The case of action and action's predicament is altogether different. Here, the remedy against the irreversibility and unpredictability of the process started by acting does not arise out of another and possibly higher faculty, but is one of the potentialities of action itself. The possible redemption from the predicament of irreversibility -- of being unable to undo what one has done though one did not, and could not, have known what he was doing -- is the faculty of forgiving. The remedy for unpredictability, for the chaotic uncertainty of the future, is contained in the faculty to make and keep promises. The two faculties belong together in so far as one of them, forgiving, serves to undo the deeds of the past, whose "sins" hang like Damocles' sword over every new generation; and the other, binding oneself through promises, serves to set up in the ocean of uncertainty, which the future is by definition, islands of security without which not even continuity, let alone durability of any kind, would be possible in the relationships between men.

Without being forgiven, released from the consequences of what we have done, our capacity to act would, as it were, be confined to one single deed from which we could never recover; we would remain the victims of its consequences forever, not unlike the sorcerer's apprentice who lacked the magic formula to break the spell. Without being bound to the fulfillment of promises, we would never be able to keep our identities; we would be condemned to wander helplessly and without direction in the darkness of each man's lonely heart, caught in its contradictions and equivocations -- a darkness which only the light shed over the public realm through the presence of others, who confirm the identity between the one who promises and the one who fulfills, can dispel. Both faculties therefore, depend on plurality, on the presence and acting of others, for no one can forgive himself and no one can feel bound to a promise made only to himself; forgiving and promising enacted in solitude or isolation remain without reality and can signify no more than a role played before one's self.
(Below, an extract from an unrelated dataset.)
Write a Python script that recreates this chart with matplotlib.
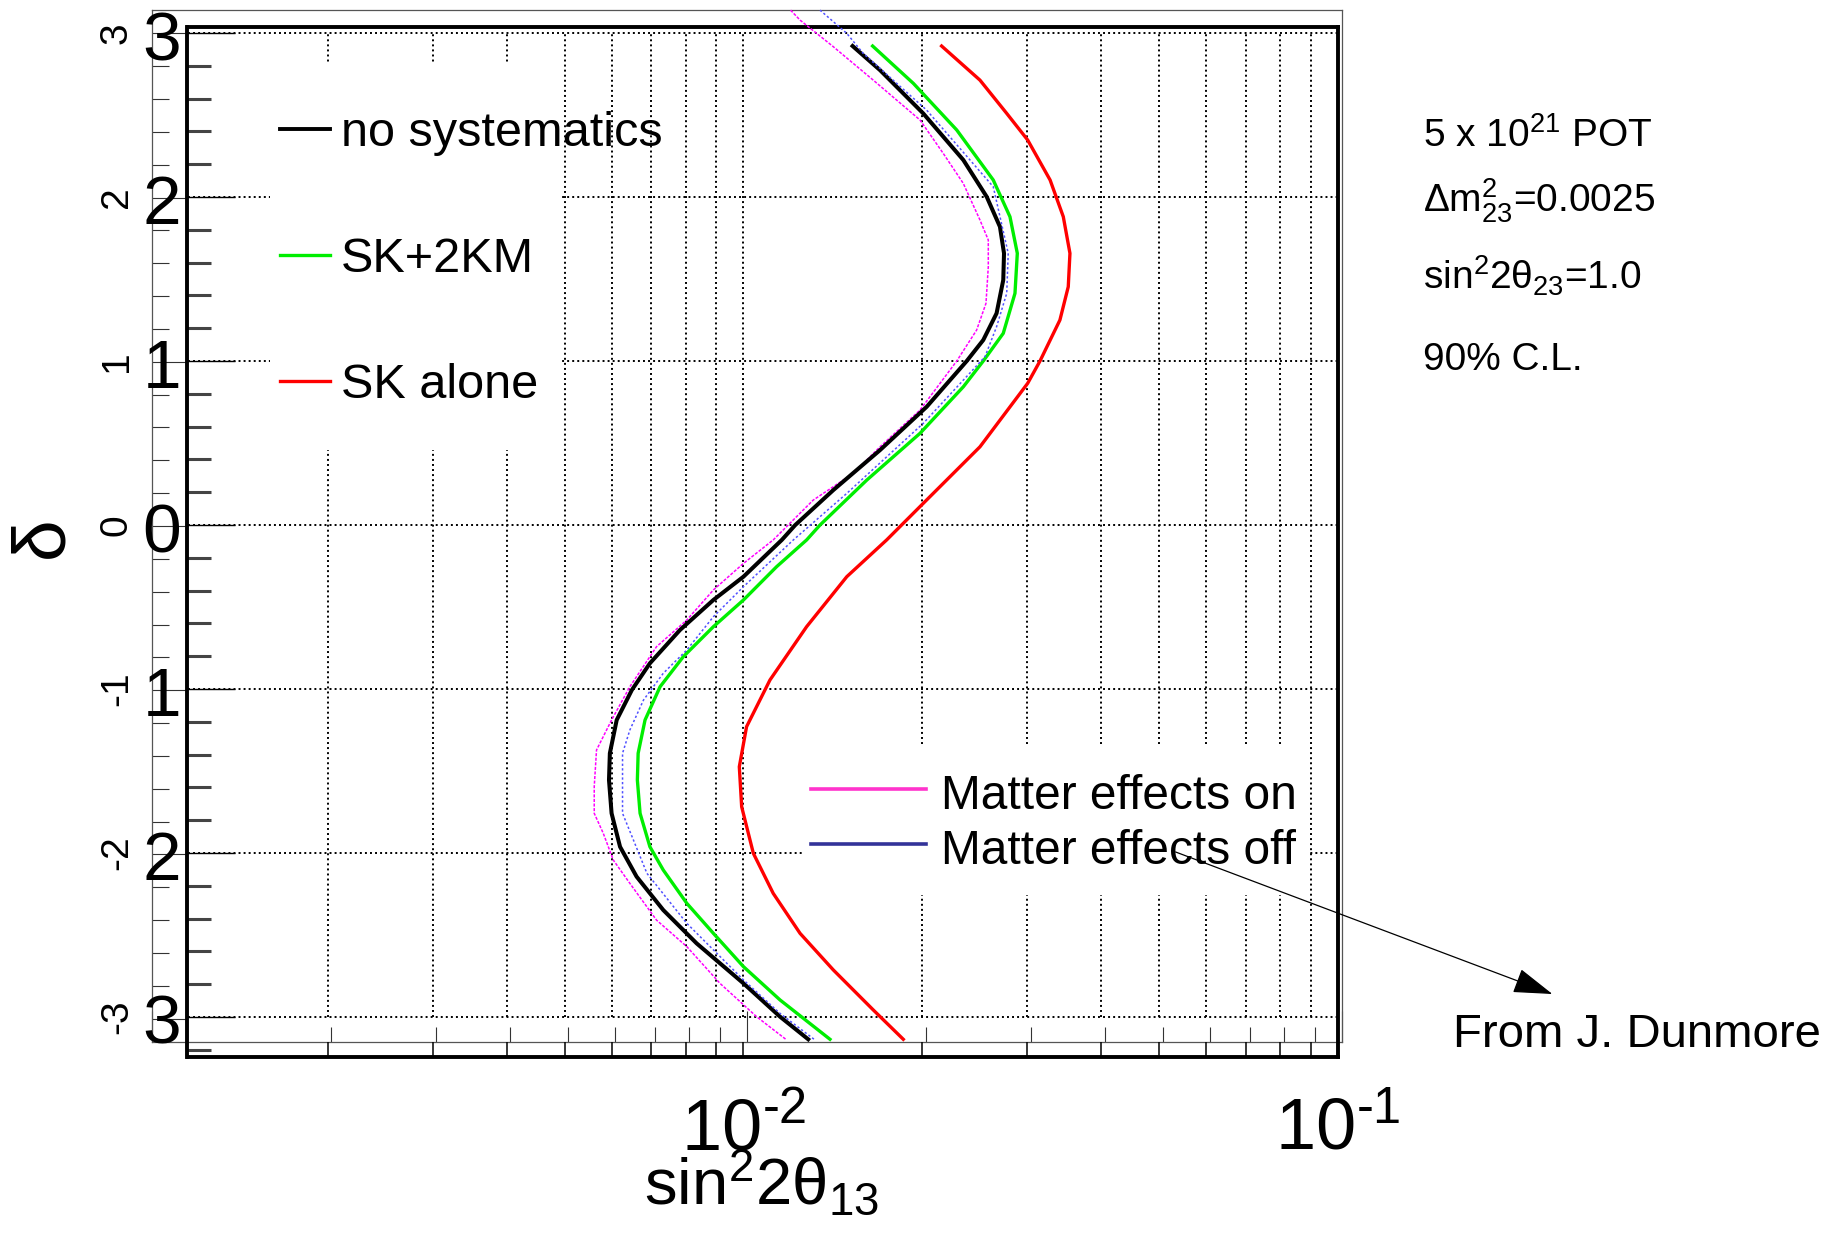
import numpy as np
import matplotlib

matplotlib.use('Agg')
import matplotlib.pyplot as plt
import matplotlib.transforms as mtransforms
from matplotlib.patches import Rectangle, FancyArrowPatch, ArrowStyle
from matplotlib.lines import Line2D
from matplotlib.ticker import LogLocator, MultipleLocator, FixedLocator, NullFormatter

plt.rcParams['font.family'] = ['Liberation Sans', 'DejaVu Sans']
plt.rcParams['mathtext.fontset'] = 'custom'
plt.rcParams['mathtext.rm'] = 'Liberation Sans'
plt.rcParams['mathtext.it'] = 'Liberation Sans:italic'
plt.rcParams['mathtext.bf'] = 'Liberation Sans:bold'

# ---- data (delta, sin^2 2theta13) ----
black_delta = [2.921, 2.774, 2.510, 2.226, 2.002, 1.819, 1.657, 1.494, 1.291, 1.128, 1.0, 0.721, 0.457, 0.213, 0.0,
               -0.091, -0.315, -0.457, -0.640, -0.843, -1.006, -1.189, -1.392, -1.555, -1.758, -1.962, -2.144,
               -2.348, -2.551, -2.795, -2.998, -3.136]
black_s2 = [0.01526, 0.01697, 0.02006, 0.02343, 0.02565, 0.02700, 0.02743, 0.02735, 0.02665, 0.02531, 0.02374,
            0.02033, 0.01697, 0.01416, 0.01222, 0.01160, 0.0100, 0.00890, 0.00782, 0.00696, 0.00649, 0.00612,
            0.00596, 0.00594, 0.00600, 0.00620, 0.00661, 0.00733, 0.00834, 0.0100, 0.01152, 0.01285]

green_delta = [2.921, 2.693, 2.409, 2.104, 1.880, 1.657, 1.413, 1.169, 1.0, 0.843, 0.559, 0.274, 0.0, -0.091,
               -0.254, -0.457, -0.620, -0.803, -0.986, -1.189, -1.392, -1.555, -1.758, -1.962, -2.104, -2.307,
               -2.490, -2.693, -2.896, -3.136]
green_s2 = [0.01649, 0.01931, 0.02284, 0.02631, 0.02807, 0.02888, 0.02862, 0.02735, 0.02531, 0.02343, 0.01981,
            0.01612, 0.01345, 0.01277, 0.01137, 0.0100, 0.00890, 0.00792, 0.00724, 0.00683, 0.00665, 0.00663,
            0.00670, 0.00696, 0.00733, 0.00803, 0.00890, 0.0100, 0.01152, 0.01398]

red_delta = [2.921, 2.713, 2.510, 2.348, 2.104, 1.880, 1.657, 1.453, 1.25, 1.0, 0.864, 0.477, 0.132, -0.091,
             -0.315, -0.620, -0.945, -1.230, -1.474, -1.718, -2.002, -2.246, -2.490, -2.713, -2.957, -3.136]
red_s2 = [0.02154, 0.02499, 0.02772, 0.03006, 0.03279, 0.03451, 0.03541, 0.03518, 0.03406, 0.03153, 0.03006,
          0.02499, 0.02006, 0.01741, 0.01492, 0.01277, 0.01108, 0.01012, 0.00984, 0.00993, 0.01039, 0.01122,
          0.01245, 0.01416, 0.01653, 0.01857]

magenta_delta = [3.140, 3.079, 2.917, 2.713, 2.470, 2.266, 2.083, 1.860, 1.738, 1.575, 1.352, 1.189, 1.0, 0.701,
                 0.477, 0.315, 0.152, -0.091, -0.234, -0.396, -0.579, -0.742, -0.986, -1.189, -1.372, -1.596,
                 -1.758, -1.880, -2.043, -2.185, -2.409, -2.571, -2.795, -2.998, -3.140]
magenta_s2 = [0.01200, 0.01245, 0.01416, 0.01653, 0.01981, 0.02168, 0.02343, 0.02499, 0.02581, 0.02581, 0.02558,
              0.02467, 0.02284, 0.01981, 0.01697, 0.01530, 0.01310, 0.01122, 0.0100, 0.00890, 0.00803, 0.00714,
              0.00644, 0.00600, 0.00566, 0.00561, 0.00561, 0.00581, 0.00604, 0.00644, 0.00714, 0.00803, 0.00913,
              0.01052, 0.01182]

blue_delta = [3.140, 2.998, 2.876, 2.530, 2.063, 1.657, 1.413, 1.209, 1.026, 0.620, 0.193, -0.091, -0.376, -0.559,
              -0.762, -0.904, -1.067, -1.250, -1.392, -1.758, -1.921, -2.124, -2.429, -2.774, -2.978, -3.140]
blue_s2 = [0.01345, 0.01492, 0.01590, 0.02033, 0.02631, 0.02788, 0.02772, 0.02665, 0.02548, 0.02006, 0.01492,
           0.01213, 0.0100, 0.0089, 0.00803, 0.00733, 0.00679, 0.00644, 0.00626, 0.00626, 0.00653, 0.00688,
           0.00803, 0.0100, 0.01152, 0.01319]

delta_ticks = [-3, -2, -1, 0, 1, 2, 3]
delta_big_labels = ['3', '2', '1', '0', '1', '2', '3']
delta_small_labels = ['-3', '-2', '-1', '0', '1', '2', '3']
x_major = [0.01, 0.1]
x_major_labels = ['$\\mathregular{10^{\u20102}}$', '$\\mathregular{10^{\u20101}}$']
grid_x = [2e-3, 3e-3, 4e-3, 5e-3, 6e-3, 7e-3, 8e-3, 9e-3, 1e-2,
          2e-2, 3e-2, 4e-2, 5e-2, 6e-2, 7e-2, 8e-2, 9e-2]
legend1 = [('no systematics', 'black'), ('SK+2KM', '#00ee00'), ('SK alone', '#ff0000')]
legend2 = [('Matter effects on', '#ff33cc'), ('Matter effects off', '#333399')]
info_lines = [r'5 x 10$^{21}$ POT', r'Δm$^{2}_{23}$=0.0025', r'sin$^{2}$2θ$_{23}$=1.0', '90% C.L.']

W, H = 1849, 1234
fig = plt.figure(figsize=(W / 100, H / 100), dpi=100)


def fx(px):
    return px / W


def fy(py):
    return 1 - py / H


def pt(px):
    return px * 0.72


# thin frame of the second, overlaid plot
ax2 = fig.add_axes([fx(152), fy(1042), fx(1342) - fx(152), fy(10) - fy(1042)])
ax2.set_xscale('log')
ax2.set_xlim(1e-3, 0.1)
ax2.set_ylim(-np.pi, np.pi)
for s in ax2.spines.values():
    s.set_linewidth(0.9)
    s.set_color('#555555')
ax2.xaxis.set_major_locator(FixedLocator([1e-3, 1e-2, 1e-1]))
ax2.xaxis.set_minor_locator(LogLocator(base=10, subs=np.arange(2, 10)))
ax2.yaxis.set_major_locator(MultipleLocator(1))
ax2.yaxis.set_minor_locator(MultipleLocator(0.2))
ax2.tick_params(axis='x', which='major', direction='in', length=pt(31), width=0.8, color='#333333',
                labelbottom=False)
ax2.tick_params(axis='x', which='minor', direction='in', length=pt(15), width=0.8, color='#333333')
ax2.tick_params(axis='y', which='major', direction='in', length=pt(35), width=0.8, color='#333333',
                labelleft=False)
ax2.tick_params(axis='y', which='minor', direction='in', length=pt(17), width=0.8, color='#333333')
ax2.xaxis.set_minor_formatter(NullFormatter())

# main frame
ax = fig.add_axes([fx(187.5), fy(1057), fx(1338) - fx(187.5), fy(27) - fy(1057)])
ax.set_facecolor('none')
ax.set_xscale('log')
ax.set_xlim(1.161e-3, 0.1)
ax.set_ylim(-3.244, 3.037)
for s in ax.spines.values():
    s.set_linewidth(2.8)
ax.xaxis.set_major_locator(FixedLocator(x_major))
ax.xaxis.set_minor_locator(LogLocator(base=10, subs=np.arange(2, 10)))
ax.xaxis.set_minor_formatter(NullFormatter())
ax.set_xticklabels(x_major_labels)
ax.tick_params(axis='x', which='both', direction='in', length=pt(15), width=1.1, pad=pt(40), labelsize=52)
ax.yaxis.set_major_locator(FixedLocator(delta_ticks))
ax.yaxis.set_minor_locator(MultipleLocator(0.2))
ax.tick_params(axis='y', which='major', direction='in', length=pt(48), width=1.0, labelleft=False)
ax.tick_params(axis='y', which='minor', direction='in', length=pt(24), width=2.2, color='#444444')

# dotted grid (only between delta = -3 and 3)
dots = (0, (1, 1.6))
ax.vlines(grid_x, -3, 3, colors='black', linewidth=1.4, linestyles=[dots], zorder=1)
ax.hlines(delta_ticks, 1.161e-3, 0.1, colors='black', linewidth=1.4, linestyles=[dots], zorder=1)

# contours
ax.plot(magenta_s2, magenta_delta, color='#ff00ff', linewidth=1.1, linestyle=(0, (2, 1)), clip_on=False, zorder=3)
ax.plot(red_s2, red_delta, color='#ff0000', linewidth=2.4, zorder=3)
ax.plot(green_s2, green_delta, color='#00ee00', linewidth=2.4, zorder=3)
ax.plot(black_s2, black_delta, color='black', linewidth=2.9, zorder=4)
ax.plot(blue_s2, blue_delta, color='#5050ff', linewidth=1.1, linestyle=(0, (1.5, 1.5)), clip_on=False, zorder=5)

# y tick labels: big ones plus rotated ones from the overlaid plot
big_tr = mtransforms.offset_copy(mtransforms.blended_transform_factory(fig.transFigure, ax.transData),
                                 fig=fig, y=-9, units='dots')
small_tr = mtransforms.blended_transform_factory(fig.transFigure, ax.transData)
for v, big, small in zip(delta_ticks, delta_big_labels, delta_small_labels):
    ax.text(fx(181), v, big, transform=big_tr, ha='right', va='center', fontsize=50, clip_on=False)
    ax.text(fx(117), v, small, transform=small_tr, ha='center', va='center', fontsize=28, rotation=90,
            clip_on=False)

# legend boxes (white, hide the grid)
fig.patches.append(Rectangle((fx(270), fy(450)), fx(562) - fx(270), fy(64) - fy(450), transform=fig.transFigure,
                             facecolor='white', edgecolor='none', zorder=1))
fig.patches.append(Rectangle((fx(803), fy(895)), fx(1310) - fx(803), fy(745) - fy(895), transform=fig.transFigure,
                             facecolor='white', edgecolor='none', zorder=1))

for i, (lab, col) in enumerate(legend1):
    yl = 129 + i * 126
    fig.lines.append(Line2D([fx(280), fx(330)], [fy(yl), fy(yl)], transform=fig.transFigure, color=col,
                            linewidth=2.8 if col == 'black' else 2.4, zorder=2))
    fig.text(fx(341), fy(yl + 17), lab, fontsize=35, ha='left', va='baseline', zorder=2)

for i, (lab, col) in enumerate(legend2):
    yl = 789 + i * 55
    fig.lines.append(Line2D([fx(811), fx(926)], [fy(yl), fy(yl)], transform=fig.transFigure, color=col,
                            linewidth=2.6, zorder=2))
    fig.text(fx(941), fy(yl + 20), lab, fontsize=34.5, ha='left', va='baseline', zorder=2)

# info text on the right
for yb, s in zip([147, 212, 290, 370], info_lines):
    fig.text(fx(1423), fy(yb), s, fontsize=28, ha='left', va='baseline')

fig.text(fx(1453), fy(1047), 'From J. Dunmore', fontsize=34, ha='left', va='baseline')
fig.patches.append(FancyArrowPatch((fx(1173), fy(851)), (fx(1555), fy(995)), transform=fig.transFigure,
                                   arrowstyle=ArrowStyle('-|>', head_length=25, head_width=8),
                                   color='black', linewidth=0.9, mutation_scale=1, zorder=3))

# axis titles
fig.text(fx(762), fy(1205), r'sin$^{2}$2θ$_{13}$', fontsize=47, ha='center', va='baseline')
fig.text(fx(43), fy(537), 'δ', fontsize=54, rotation=90, ha='center', va='center')

fig.savefig('out.png', dpi=100)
-- As I said, this is an incredibly rich passage, and only some of its riches directly connect with the concerns of our course (although we will return to some of what we put in the background for now when we shift our attention in a couple of weeks from "green" design for sustainability to "p2p" design for network participation). For those who do go on to explore Arendt's philosophy more deeply for its own sake, I will say that this passage remains a useful touchstone. What is sometimes described as a "turn" from Arendt's early to her late thinking, a shift from the radicality to the banality of evil under totalitarianism is clearly anticipated in this comparatively early passage. In "Thinking and Moral Considerations" Arendt will go on to say that under conditions of totalitarian tyranny thinking itself can take on the character of acting, extending to thinking-otherwise itself the sort of redemptive force she assigns to other facets of the human condition in respect to their limits -- usually figured as a horror of interminable automatism -- in their own terms, so that thought-as-action might rescue humanity from the madness and isolation of totalitarian anti-politics quite as much as political action more generally is said by Arendt to rescue thought isolated and enthralled by interminable free-associational rationalism.

1 comment:

jollyspaniard said...

A strong case can be made that technology is an evolutionary vector that enables its continued evolution. And by giving carriers a competitive advantage over non adopters (the history of gunpowder weaponry is a good example, lots of socieities didn't want it to exsist ultimately they had no choice) technologies can be forced on populations whether they want them or not.

The scary thing about that is that this process doesn't have our interests at heart. However the human race does have a limited history of uninventing things. There was a moment in time when the Japanese were making the best gunpowder weapons in the world. They decided to get rid of them (not necessarily for altruistic reasons mind you!) and were sucessful in doing so.

P.S. There is a very safe indirect form of nuclear power, geothermal. A very elegant solution in my mind, extract the waste heat not the toxic material that creates it.